You know, there is a reason we quote Isaiah 53.5: “But he was wounded for our transgressions, crushed for our iniquities; upon him was the punishment that made us whole, and by his bruises we are healed.” For Jesus came to Thomas. Jesus had Thomas touch his wounds, and by Jesus’ wounds, Thomas was healed. Thomas was put to death. When Jesus came to Thomas, all of those things Thomas thought were his dreams and desires left. “My Lord and my God!” Thomas cries out.
“Do not distrust, Thomas. Trust.” Thomas entire being was affected by his encounter with Jesus. Thomas entire soul was changed. It was not an intellectual switch in his brain that was thrown, but it was a change to his very core as he put his trust in the one who died and rose again.
“Blessed are those who have not seen and yet trust,” Jesus then says. There is no doubt as to whom this statement is directed. It is not directed to the disciples who are standing in that room. It is not directed at Thomas who has touched Jesus. It is directed at you and me. It is directed at all who will hear the message about Jesus’ life, death and resurrection. It is an invitation to us to come and die–to walk away from all of those things that we once believed would bring us happiness; peace; satisfaction; and joy. It is an invitation to stop placing our trust in money; power; politics; science; sports; status; possessions; friends; family; co-workers; humanity; and ourselves. It is an invitation to put our trust solely and squarely in Jesus Christ and look to Him for our identity, for our hope, for our well-being, for meaning, for purpose, for peace, and for joy. It is an invitation to rethink our entire lives and our entire being–not just some intellectual assertion that Jesus is risen from the dead. It’s an invitation to make Jesus our deepest heart’s desire and proclaim Him our Lord and our God.
Why? You may ask. Why should I put my trust in Him instead of all of these other things? Why Jesus above material possessions or money or power or politics? Why Jesus over any other religion or philosophy? Why trust Jesus instead of trusting myself?
Let me start by going backward. Trust yourself? If you start believing your own press and thinking you have the ability to handle every situation in the world, then you have become your own god and will eventually end up like Narcissus. You will fall in love with yourself and end up consumed with yourself dying alone. If you put your trust in any other god, they will demand your total allegiance and punish you dearly when you mess up. If you trust in wealth, possessions, power and politics, they will demand everything of you and never give you enough to satisfy.
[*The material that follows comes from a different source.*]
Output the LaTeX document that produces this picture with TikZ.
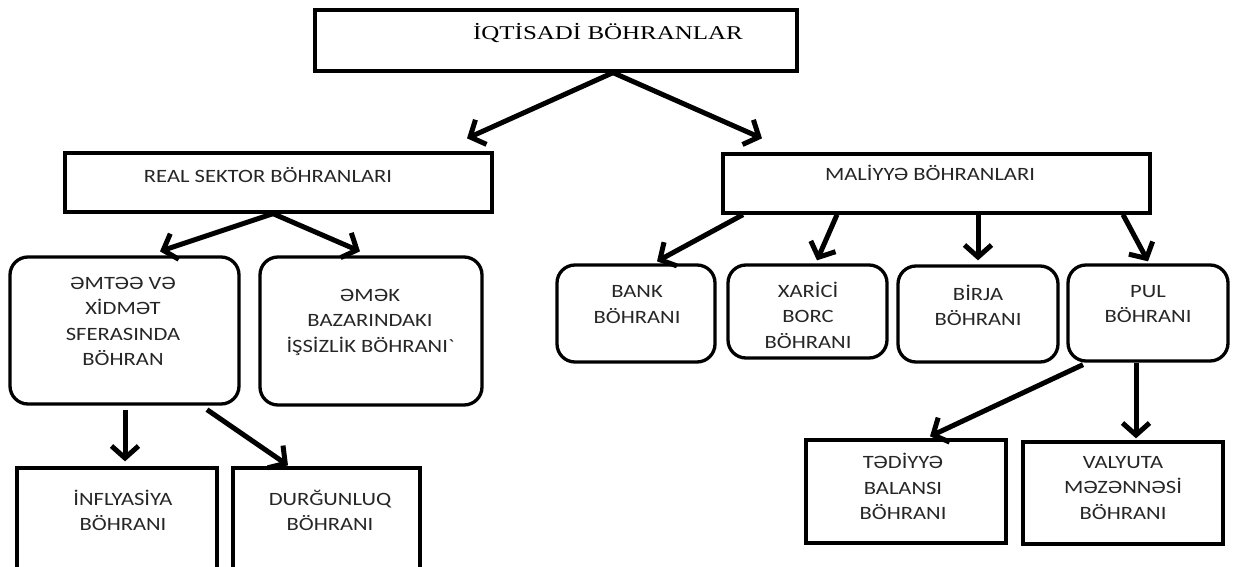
\documentclass[tikz,border=0pt]{standalone}
\usepackage{fontspec}
\setmainfont[FakeStretch=1.2]{Carlito}
\newfontfamily\titlefont[FakeStretch=1.28]{Liberation Serif}
\usetikzlibrary{arrows.meta}
\begin{document}
\begin{tikzpicture}[x=1pt,y=-1pt,
  box/.style={draw, line width=3.3pt, inner sep=0pt},
  rbox/.style={box, rounded corners=18pt},
  txt/.style={align=center, font=\fontsize{18.8}{25.5}\selectfont, inner sep=0pt, text=black!85},
  arr/.style={line width=5pt, -{Straight Barb[length=12pt,width=27pt]}}]
\useasboundingbox (0,0) rectangle (1233,567);
\clip (0,0) rectangle (1233,567);
% boxes
\node[box, minimum width=482pt, minimum height=61pt] (top) at (556,40.5) {};
\node[box, minimum width=427pt, minimum height=59pt] (real) at (278.5,182.5) {};
\node[box, minimum width=427pt, minimum height=59pt] (mal) at (936.5,183.5) {};
\node[rbox, minimum width=229pt, minimum height=147pt] (emtee) at (124.5,330.5) {};
\node[rbox, minimum width=222pt, minimum height=148pt] (emek) at (371,331) {};
\node[rbox, minimum width=158pt, minimum height=97pt] (bank) at (636,313.5) {};
\node[rbox, minimum width=159pt, minimum height=93pt] (xarici) at (807.5,311.5) {};
\node[rbox, minimum width=160pt, minimum height=96pt] (birja) at (978,314) {};
\node[rbox, minimum width=160pt, minimum height=96pt] (pul) at (1148,313) {};
\node[box, minimum width=200pt, minimum height=122pt] (infl) at (117,529) {};
\node[box, minimum width=187pt, minimum height=122pt] (durg) at (326.5,529) {};
\node[box, minimum width=200pt, minimum height=103pt] (ted) at (906,491.5) {};
\node[box, minimum width=200pt, minimum height=102pt] (val) at (1123,493) {};
% texts
\node[inner sep=0pt, font=\titlefont\fontsize{19.5}{22}\selectfont] (topt) at (608,33) {İQTİSADİ BÖHRANLAR};
\node[txt] (realt) at (268,175) {REAL SEKTOR BÖHRANLARI};
\node[txt] (malt) at (930,173) {MALİYYƏ BÖHRANLARI};
\node[txt] (emteet) at (123,321.5) {ƏMTƏƏ VƏ\\XİDMƏT\\SFERASINDA\\BÖHRAN};
\node[txt] (emekt) at (370,322) {ƏMƏK\\BAZARINDAKI\\İŞSİZLİK BÖHRANI\textasciigrave};
\node[txt] (bankt) at (637,304.5) {BANK\\BÖHRANI};
\node[txt] (xarit) at (808,315) {XARİCİ\\BORC\\BÖHRANI};
\node[txt] (birt) at (978,305.5) {BİRJA\\BÖHRANI};
\node[txt] (pult) at (1148,304) {PUL\\BÖHRANI};
\node[txt] (inflt) at (123,510.5) {İNFLYASİYA\\BÖHRANI};
\node[txt] (durgt) at (330,510.5) {DURĞUNLUQ\\BÖHRANI};
\node[txt] (tedt) at (903,486.5) {TƏDİYYƏ\\BALANSI\\BÖHRANI};
\node[txt] (valt) at (1123,488) {VALYUTA\\MƏZƏNNƏSİ\\BÖHRANI};
% arrows
\draw[arr] ([xshift=57pt]top.south) -- ([xshift=188.5pt,yshift=13pt]real.north);
\draw[arr] ([xshift=57pt]top.south) -- ([xshift=-174.5pt,yshift=14pt]mal.north);
\draw[arr] ([xshift=-5.5pt]real.south) -- ([xshift=35.5pt,yshift=4pt]emtee.north);
\draw[arr] ([xshift=-5.5pt]real.south) -- ([xshift=-11pt,yshift=4pt]emek.north);
\draw[arr] ([xshift=-193.5pt]mal.south) -- ([xshift=21pt,yshift=2pt]bank.north);
\draw[arr] ([xshift=-99.5pt]mal.south) -- ([xshift=9.5pt,yshift=3pt]xarici.north);
\draw[arr] ([xshift=41.5pt]mal.south) -- ([yshift=4pt]birja.north);
\draw[arr] ([xshift=186.5pt]mal.south) -- ([yshift=2pt]pul.north);
\draw[arr] ([xshift=0.5pt,yshift=-4pt]emtee.south) -- ([xshift=8pt,yshift=5pt]infl.north);
\draw[arr] ([xshift=82.5pt,yshift=-4pt]emtee.south) -- ([xshift=-38.5pt,yshift=1pt]durg.north);
\draw[arr] ([xshift=-65pt,yshift=-2pt]pul.south) -- ([xshift=24pt,yshift=2pt]ted.north);
\draw[arr] ([xshift=-12pt]pul.south) -- ([xshift=13pt,yshift=2pt]val.north);
\end{tikzpicture}
\end{document}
Only one God has dared die for you when you were undeserving. Only one God dared die for you when you rejected Him. Only one God dared to love you deeply when you refused to love Him. Only Jesus was willing to do this for you and demand nothing in return.
For God so loved the world that He gave His only begotten Son so that all those who believe in Him should not perish but have eternal life. For God sent the Son into the world not to condemn the world but that the world may be saved through Him!
And if Jesus was raised from the dead, then this is most certainly true. And when you put your trust in Him; when you put your trust in His saving actions, your life will be transformed. Not in the sense of material possessions or health or financial well being, but with a peace that passes understanding and with a joy that can never be taken from you. Today, Jesus invites you to trust Him. Not with some simple belief, but with your entire being. Let His wounds heal you that you may fall on your knees and say, “My Lord and my God.” Amen.